# Required task:
Retype the opening lines of the data exactly, stopping after the line that contains "import seaborn as sns". Skip every picture.

# Provided data:
========

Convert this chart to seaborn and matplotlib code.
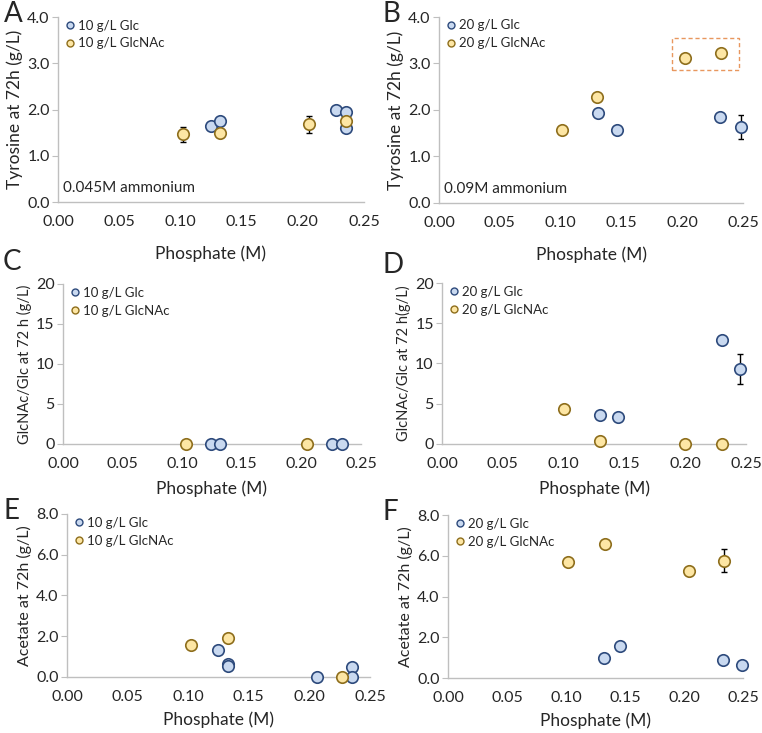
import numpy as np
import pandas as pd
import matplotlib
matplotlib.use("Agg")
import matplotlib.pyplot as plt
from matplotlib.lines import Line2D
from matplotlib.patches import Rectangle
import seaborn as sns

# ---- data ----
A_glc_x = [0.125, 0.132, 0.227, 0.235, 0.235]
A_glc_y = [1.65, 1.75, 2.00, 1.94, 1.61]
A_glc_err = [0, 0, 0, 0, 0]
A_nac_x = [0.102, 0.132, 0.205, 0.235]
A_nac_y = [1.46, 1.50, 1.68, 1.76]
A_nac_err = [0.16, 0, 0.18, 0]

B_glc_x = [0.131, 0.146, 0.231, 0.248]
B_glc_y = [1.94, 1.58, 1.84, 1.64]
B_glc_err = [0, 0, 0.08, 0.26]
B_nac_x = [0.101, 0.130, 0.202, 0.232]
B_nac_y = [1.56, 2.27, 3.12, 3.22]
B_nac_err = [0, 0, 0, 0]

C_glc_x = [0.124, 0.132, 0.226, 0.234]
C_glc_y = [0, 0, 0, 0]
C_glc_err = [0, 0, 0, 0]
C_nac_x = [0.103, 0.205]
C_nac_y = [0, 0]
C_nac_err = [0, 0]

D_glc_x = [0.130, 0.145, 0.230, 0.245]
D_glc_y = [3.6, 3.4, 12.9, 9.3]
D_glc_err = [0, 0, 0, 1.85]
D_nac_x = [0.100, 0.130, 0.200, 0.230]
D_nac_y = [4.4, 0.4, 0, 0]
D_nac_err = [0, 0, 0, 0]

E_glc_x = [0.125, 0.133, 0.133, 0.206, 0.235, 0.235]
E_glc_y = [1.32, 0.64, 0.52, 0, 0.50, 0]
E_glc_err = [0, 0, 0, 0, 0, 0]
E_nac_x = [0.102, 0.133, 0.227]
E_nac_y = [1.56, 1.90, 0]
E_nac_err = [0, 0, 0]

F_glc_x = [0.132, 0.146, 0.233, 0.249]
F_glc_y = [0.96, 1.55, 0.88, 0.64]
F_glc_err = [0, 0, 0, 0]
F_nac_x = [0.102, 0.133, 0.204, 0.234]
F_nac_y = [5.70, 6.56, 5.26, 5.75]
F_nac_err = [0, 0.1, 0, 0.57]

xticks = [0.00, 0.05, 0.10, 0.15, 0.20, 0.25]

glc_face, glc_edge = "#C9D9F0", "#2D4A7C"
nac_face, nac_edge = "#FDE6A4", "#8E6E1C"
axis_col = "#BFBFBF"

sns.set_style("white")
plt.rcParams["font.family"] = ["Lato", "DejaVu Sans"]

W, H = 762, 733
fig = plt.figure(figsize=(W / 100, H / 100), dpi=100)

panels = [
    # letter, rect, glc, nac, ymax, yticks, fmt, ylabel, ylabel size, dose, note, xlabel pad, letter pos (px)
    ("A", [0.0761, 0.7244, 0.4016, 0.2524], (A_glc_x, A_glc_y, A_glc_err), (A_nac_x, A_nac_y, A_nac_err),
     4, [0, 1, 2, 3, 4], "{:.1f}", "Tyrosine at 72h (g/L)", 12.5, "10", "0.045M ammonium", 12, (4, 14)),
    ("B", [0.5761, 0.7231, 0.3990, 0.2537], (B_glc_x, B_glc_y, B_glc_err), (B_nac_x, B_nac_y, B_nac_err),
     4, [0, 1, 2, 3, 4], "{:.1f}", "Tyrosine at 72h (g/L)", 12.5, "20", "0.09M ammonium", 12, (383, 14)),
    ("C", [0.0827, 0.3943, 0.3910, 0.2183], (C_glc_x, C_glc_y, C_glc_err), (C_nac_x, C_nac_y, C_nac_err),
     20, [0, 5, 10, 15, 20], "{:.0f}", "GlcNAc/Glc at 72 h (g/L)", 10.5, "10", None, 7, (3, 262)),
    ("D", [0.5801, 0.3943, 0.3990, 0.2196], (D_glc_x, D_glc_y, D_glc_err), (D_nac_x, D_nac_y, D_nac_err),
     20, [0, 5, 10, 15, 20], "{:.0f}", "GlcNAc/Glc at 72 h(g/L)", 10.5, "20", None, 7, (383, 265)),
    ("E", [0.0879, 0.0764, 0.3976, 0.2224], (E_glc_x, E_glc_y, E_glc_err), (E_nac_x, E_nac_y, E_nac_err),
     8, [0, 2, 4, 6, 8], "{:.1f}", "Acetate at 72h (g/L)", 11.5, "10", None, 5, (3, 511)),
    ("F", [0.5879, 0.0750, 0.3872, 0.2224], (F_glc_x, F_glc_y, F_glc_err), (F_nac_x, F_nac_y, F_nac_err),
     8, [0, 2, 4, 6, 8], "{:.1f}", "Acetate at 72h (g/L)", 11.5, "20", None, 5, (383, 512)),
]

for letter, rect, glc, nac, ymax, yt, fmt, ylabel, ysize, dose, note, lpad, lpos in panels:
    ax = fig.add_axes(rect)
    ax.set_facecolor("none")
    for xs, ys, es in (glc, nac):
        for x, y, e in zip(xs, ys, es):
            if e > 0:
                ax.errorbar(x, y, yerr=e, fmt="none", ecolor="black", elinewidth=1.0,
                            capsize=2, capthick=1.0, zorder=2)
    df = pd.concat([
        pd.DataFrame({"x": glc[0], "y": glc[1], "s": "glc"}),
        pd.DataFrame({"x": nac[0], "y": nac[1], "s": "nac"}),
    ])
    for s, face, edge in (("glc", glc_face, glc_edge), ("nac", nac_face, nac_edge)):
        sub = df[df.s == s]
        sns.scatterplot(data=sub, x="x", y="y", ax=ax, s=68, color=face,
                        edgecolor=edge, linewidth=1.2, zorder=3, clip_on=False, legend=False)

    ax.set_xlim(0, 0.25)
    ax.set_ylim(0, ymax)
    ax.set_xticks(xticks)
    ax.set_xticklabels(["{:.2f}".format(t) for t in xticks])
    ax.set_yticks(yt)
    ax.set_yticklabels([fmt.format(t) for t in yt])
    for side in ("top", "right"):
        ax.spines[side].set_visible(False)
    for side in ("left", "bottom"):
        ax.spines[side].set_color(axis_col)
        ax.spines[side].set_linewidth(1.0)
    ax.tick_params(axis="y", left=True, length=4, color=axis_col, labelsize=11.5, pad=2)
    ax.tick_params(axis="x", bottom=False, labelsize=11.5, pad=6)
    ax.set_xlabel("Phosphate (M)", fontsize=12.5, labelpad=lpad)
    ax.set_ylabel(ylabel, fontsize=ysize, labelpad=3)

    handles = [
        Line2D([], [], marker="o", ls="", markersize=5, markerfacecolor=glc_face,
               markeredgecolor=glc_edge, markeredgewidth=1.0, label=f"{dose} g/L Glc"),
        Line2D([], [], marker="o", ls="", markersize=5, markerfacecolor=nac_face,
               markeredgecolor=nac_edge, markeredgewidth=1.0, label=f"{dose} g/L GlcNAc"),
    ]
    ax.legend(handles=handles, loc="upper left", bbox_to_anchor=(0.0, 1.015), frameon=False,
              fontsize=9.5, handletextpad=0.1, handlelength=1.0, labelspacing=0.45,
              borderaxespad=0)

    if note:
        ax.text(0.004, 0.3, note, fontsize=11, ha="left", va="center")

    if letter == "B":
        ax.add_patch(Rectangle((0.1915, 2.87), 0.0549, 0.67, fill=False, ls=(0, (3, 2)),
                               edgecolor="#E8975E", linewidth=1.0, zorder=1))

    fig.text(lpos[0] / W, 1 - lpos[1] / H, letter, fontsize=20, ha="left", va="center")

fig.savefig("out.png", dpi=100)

========

# Exercise output:
Convert this chart to seaborn and matplotlib code.
import numpy as np
import pandas as pd
import matplotlib
matplotlib.use("Agg")
import matplotlib.pyplot as plt
from matplotlib.lines import Line2D
from matplotlib.patches import Rectangle
import seaborn as sns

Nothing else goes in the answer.